What you are asked to do
The records follow. Print, word for word, the first line through the "const plotL = 62, plotR" line.

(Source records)
______________________________

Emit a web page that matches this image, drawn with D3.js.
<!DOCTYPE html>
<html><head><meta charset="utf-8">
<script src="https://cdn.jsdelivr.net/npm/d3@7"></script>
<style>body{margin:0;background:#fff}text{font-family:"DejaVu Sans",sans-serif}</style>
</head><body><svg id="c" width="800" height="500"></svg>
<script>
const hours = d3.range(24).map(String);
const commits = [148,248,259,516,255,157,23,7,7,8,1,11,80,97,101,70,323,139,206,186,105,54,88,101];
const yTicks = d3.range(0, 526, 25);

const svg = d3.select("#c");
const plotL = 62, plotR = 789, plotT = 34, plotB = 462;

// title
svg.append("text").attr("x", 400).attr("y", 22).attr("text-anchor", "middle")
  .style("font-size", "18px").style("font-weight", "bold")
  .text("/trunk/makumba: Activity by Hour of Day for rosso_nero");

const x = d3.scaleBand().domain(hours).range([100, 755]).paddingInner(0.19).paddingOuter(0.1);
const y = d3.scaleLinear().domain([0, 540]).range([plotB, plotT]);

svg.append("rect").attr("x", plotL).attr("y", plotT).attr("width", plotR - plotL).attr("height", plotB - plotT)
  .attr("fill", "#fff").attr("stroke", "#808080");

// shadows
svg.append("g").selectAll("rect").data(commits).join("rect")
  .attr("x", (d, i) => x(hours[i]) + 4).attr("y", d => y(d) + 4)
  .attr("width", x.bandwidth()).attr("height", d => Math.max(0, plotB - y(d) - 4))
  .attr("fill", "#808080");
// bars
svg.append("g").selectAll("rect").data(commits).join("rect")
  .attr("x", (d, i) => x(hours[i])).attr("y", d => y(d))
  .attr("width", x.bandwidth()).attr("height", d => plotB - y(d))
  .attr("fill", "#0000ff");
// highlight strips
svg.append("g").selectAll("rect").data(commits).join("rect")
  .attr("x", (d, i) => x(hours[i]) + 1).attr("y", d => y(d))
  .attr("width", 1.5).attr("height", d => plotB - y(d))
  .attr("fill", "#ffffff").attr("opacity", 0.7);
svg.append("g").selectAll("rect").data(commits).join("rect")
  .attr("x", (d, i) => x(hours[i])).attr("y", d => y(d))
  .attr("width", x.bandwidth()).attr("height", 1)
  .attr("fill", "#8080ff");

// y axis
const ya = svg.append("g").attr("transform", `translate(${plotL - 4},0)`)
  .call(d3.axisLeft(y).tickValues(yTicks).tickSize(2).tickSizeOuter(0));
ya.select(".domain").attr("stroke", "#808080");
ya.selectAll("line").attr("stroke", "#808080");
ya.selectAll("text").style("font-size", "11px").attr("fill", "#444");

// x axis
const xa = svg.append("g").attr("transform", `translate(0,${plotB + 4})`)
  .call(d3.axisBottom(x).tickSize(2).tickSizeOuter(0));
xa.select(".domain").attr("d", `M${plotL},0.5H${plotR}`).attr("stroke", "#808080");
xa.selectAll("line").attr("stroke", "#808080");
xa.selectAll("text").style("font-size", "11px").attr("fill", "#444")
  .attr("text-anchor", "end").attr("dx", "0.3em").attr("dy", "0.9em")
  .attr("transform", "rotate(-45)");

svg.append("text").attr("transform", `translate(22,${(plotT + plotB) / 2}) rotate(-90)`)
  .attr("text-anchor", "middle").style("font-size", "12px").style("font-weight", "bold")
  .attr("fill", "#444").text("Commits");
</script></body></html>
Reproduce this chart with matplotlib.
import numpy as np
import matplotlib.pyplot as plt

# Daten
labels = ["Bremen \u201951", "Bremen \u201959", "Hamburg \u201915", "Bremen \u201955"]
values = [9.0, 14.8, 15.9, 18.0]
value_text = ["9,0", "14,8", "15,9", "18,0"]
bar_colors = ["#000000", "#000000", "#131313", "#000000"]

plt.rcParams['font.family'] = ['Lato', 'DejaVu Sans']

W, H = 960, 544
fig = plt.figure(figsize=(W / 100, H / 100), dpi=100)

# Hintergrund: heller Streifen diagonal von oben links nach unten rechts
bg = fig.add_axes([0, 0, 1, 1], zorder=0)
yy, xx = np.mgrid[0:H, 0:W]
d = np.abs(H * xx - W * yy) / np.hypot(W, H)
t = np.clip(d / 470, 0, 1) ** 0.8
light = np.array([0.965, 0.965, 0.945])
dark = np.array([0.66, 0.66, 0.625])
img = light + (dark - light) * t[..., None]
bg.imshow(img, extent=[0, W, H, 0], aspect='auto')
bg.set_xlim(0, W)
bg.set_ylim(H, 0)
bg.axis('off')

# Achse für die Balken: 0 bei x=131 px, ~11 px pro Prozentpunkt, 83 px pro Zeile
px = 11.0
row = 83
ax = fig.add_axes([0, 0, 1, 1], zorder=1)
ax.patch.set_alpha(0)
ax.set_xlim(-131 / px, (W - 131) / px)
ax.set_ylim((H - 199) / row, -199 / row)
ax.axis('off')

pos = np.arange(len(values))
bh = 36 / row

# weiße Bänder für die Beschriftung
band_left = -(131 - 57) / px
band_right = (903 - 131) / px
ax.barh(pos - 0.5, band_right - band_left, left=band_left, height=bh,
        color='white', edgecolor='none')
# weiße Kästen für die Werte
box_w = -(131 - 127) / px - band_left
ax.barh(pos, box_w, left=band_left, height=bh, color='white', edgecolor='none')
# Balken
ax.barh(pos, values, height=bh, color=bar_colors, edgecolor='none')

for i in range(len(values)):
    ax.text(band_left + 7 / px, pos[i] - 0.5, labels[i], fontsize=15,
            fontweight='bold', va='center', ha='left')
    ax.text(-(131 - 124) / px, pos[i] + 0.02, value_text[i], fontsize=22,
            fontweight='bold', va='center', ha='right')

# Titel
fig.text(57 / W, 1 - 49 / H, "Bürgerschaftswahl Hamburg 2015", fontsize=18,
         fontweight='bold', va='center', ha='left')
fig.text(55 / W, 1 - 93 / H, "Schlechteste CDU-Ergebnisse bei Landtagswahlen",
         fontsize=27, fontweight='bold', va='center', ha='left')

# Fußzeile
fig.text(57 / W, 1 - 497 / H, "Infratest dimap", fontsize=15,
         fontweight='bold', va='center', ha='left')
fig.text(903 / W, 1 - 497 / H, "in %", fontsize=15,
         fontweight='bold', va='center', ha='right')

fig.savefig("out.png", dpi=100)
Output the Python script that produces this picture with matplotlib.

______________________________

Task output
Emit a web page that matches this image, drawn with D3.js.
<!DOCTYPE html>
<html><head><meta charset="utf-8">
<script src="https://cdn.jsdelivr.net/npm/d3@7"></script>
<style>body{margin:0;background:#fff}text{font-family:"DejaVu Sans",sans-serif}</style>
</head><body><svg id="c" width="800" height="500"></svg>
<script>
const hours = d3.range(24).map(String);
const commits = [148,248,259,516,255,157,23,7,7,8,1,11,80,97,101,70,323,139,206,186,105,54,88,101];
const yTicks = d3.range(0, 526, 25);

const svg = d3.select("#c");
const plotL = 62, plotR = 789, plotT = 34, plotB = 462;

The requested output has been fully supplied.